▶ **WHAT IS REQUIRED**
Would you transcribe the whole listing exactly, minus its pictures?

▶ **DATASET CONTENT**
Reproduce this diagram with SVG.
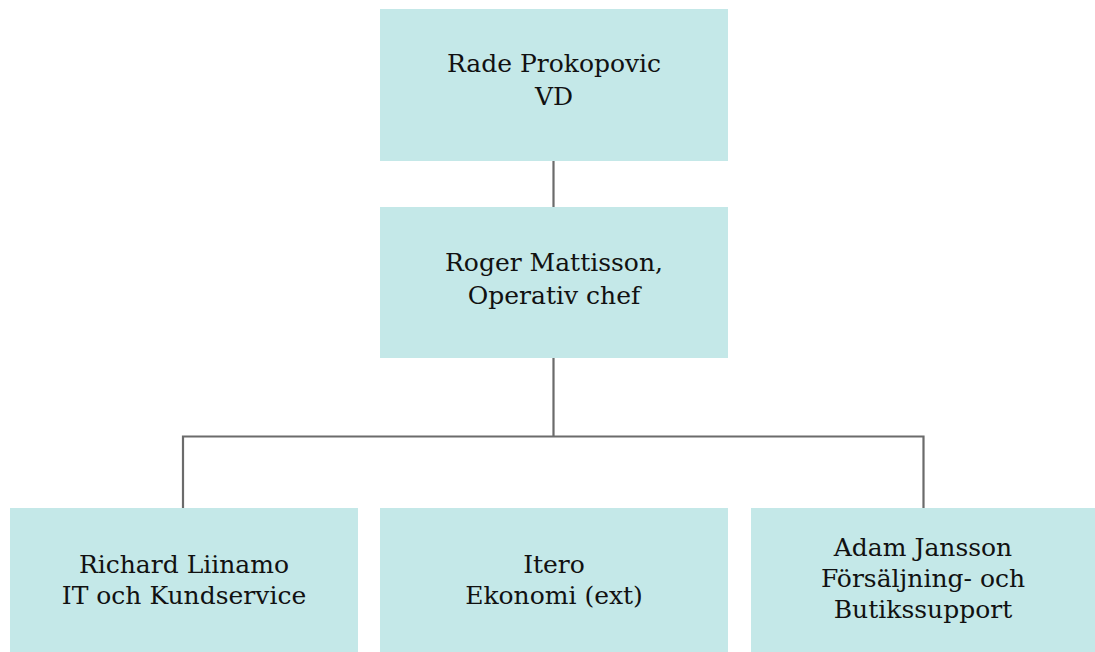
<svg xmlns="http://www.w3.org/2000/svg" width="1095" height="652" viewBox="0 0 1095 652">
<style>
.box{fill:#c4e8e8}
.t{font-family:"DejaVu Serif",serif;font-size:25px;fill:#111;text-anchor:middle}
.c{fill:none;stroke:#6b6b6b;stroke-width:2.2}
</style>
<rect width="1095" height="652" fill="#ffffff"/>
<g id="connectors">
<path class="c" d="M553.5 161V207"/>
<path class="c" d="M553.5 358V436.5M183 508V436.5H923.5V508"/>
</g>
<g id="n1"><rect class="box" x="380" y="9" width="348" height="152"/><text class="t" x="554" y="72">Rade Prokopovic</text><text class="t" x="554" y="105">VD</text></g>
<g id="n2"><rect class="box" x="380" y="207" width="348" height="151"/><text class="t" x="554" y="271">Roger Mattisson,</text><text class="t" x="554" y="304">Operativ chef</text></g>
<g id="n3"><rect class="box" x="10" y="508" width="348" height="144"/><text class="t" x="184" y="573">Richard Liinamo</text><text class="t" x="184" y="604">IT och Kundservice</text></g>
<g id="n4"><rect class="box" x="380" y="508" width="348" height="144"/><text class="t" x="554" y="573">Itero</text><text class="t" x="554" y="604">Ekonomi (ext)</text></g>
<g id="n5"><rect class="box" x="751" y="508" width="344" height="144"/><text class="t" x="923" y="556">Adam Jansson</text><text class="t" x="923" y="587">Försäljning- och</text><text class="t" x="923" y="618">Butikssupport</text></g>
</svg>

▶ **RESULT OF THE TASK**
Reproduce this diagram with SVG.
<svg xmlns="http://www.w3.org/2000/svg" width="1095" height="652" viewBox="0 0 1095 652">
<style>
.box{fill:#c4e8e8}
.t{font-family:"DejaVu Serif",serif;font-size:25px;fill:#111;text-anchor:middle}
.c{fill:none;stroke:#6b6b6b;stroke-width:2.2}
</style>
<rect width="1095" height="652" fill="#ffffff"/>
<g id="connectors">
<path class="c" d="M553.5 161V207"/>
<path class="c" d="M553.5 358V436.5M183 508V436.5H923.5V508"/>
</g>
<g id="n1"><rect class="box" x="380" y="9" width="348" height="152"/><text class="t" x="554" y="72">Rade Prokopovic</text><text class="t" x="554" y="105">VD</text></g>
<g id="n2"><rect class="box" x="380" y="207" width="348" height="151"/><text class="t" x="554" y="271">Roger Mattisson,</text><text class="t" x="554" y="304">Operativ chef</text></g>
<g id="n3"><rect class="box" x="10" y="508" width="348" height="144"/><text class="t" x="184" y="573">Richard Liinamo</text><text class="t" x="184" y="604">IT och Kundservice</text></g>
<g id="n4"><rect class="box" x="380" y="508" width="348" height="144"/><text class="t" x="554" y="573">Itero</text><text class="t" x="554" y="604">Ekonomi (ext)</text></g>
<g id="n5"><rect class="box" x="751" y="508" width="344" height="144"/><text class="t" x="923" y="556">Adam Jansson</text><text class="t" x="923" y="587">Försäljning- och</text><text class="t" x="923" y="618">Butikssupport</text></g>
</svg>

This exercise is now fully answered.